For the test, I fitted a Harris BRS bipod on a Picatinny adaptor and Range Right provided a Konus-Pro 6-24x52 F30 scope in the first focal plane. I set this up in Sportsmatch, reach-forward mounts. Fully bombed up, the STR was going 16 lbs+, so a heavy but stable package. Ammunition went to three types/weights Hornady 150-grain GMX Superformance, GGG’s new 168-grain HPBT Match and Hornady’s latest 178-grain Precision Hunter that uses their new ELD-X bullet, which is supposed to be the ‘mutts nuts’! I chose to use a moderator as I would be outside and wanted to keep it as quite as possible. A call to UK Custom Shop got me a 5/8 x 24” bridge (muzzle adaptor) and .30” cal baffle stack, which I fitted to my modular system Wildcat EVO 10. Sorted!
The STR comes together well and when adjusted feels like part of you. Unfortunately, the weather did not allow pushing the range due to rain, but if results at 100m were indicative of ability, then I have few complaints. I started off with the 168-grain GGG, which was quoting 2641 fps with the rifle achieving 2658 fps, with an extreme spread (ES) of 26 fps and a 0.5” group. The Precision Hunter states 2600 fps and was giving 2547 fps with a 49 fps ES and .57” group; again pretty good. Best, and most surprising of all, was the 150-grain Superformance, which was cutting one-hole groups little larger than .35” with a quoted 2940 fps that translated into a real-time speed of 2934 fps and an amazing ES of just 15 fps. Damn rifle shoots, no doubt!

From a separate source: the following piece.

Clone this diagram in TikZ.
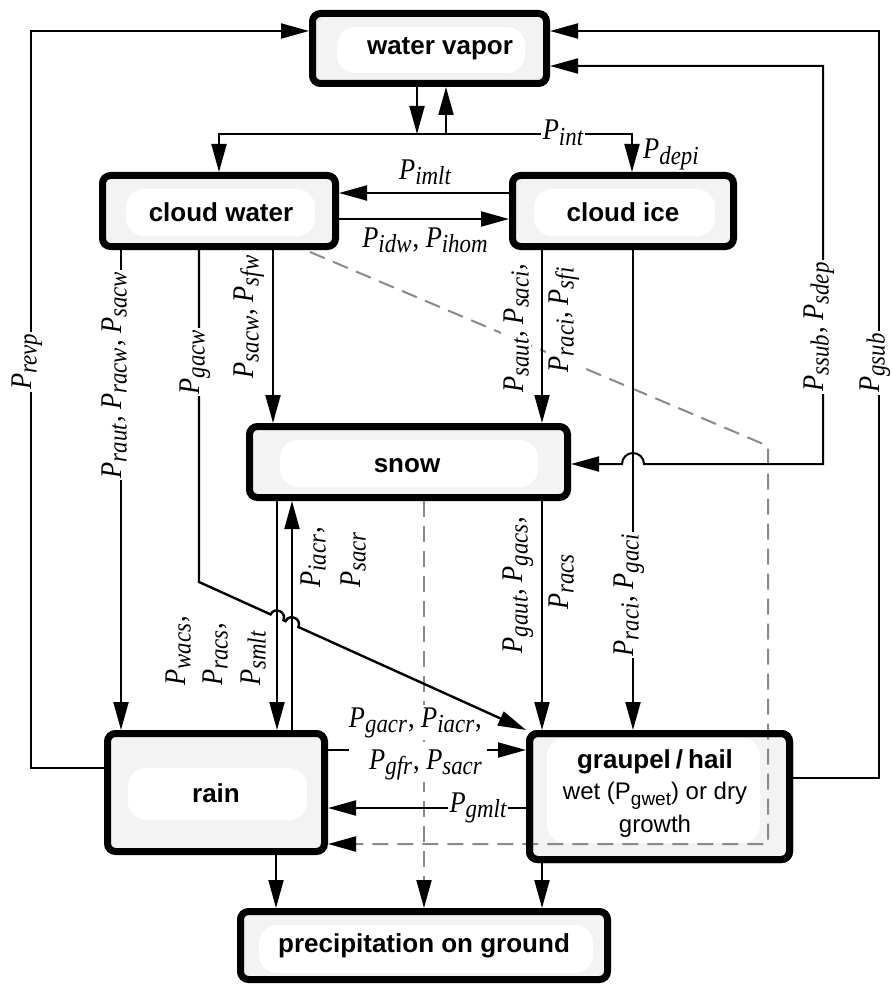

These figures lead me to conclude that the 1-12 twist does suit the lighter bullets better, as the GGG shot marginally tighter than the heaviest Precision Hunter load, though neither was bad in terms of accuracy potential. As to the efficiency of the MRR rifling, well, it certainly suited the GMX’s non-lead, monolithic build, which is not always the case with conventional forms. But a back to back test with conventional cut rifling would tell the truth. However, if the STR can shoot that way then I am most impressed and all for the thick end of £2000, which and by comparison to other tactical-type guns is a steal; especially when you consider its performance potential!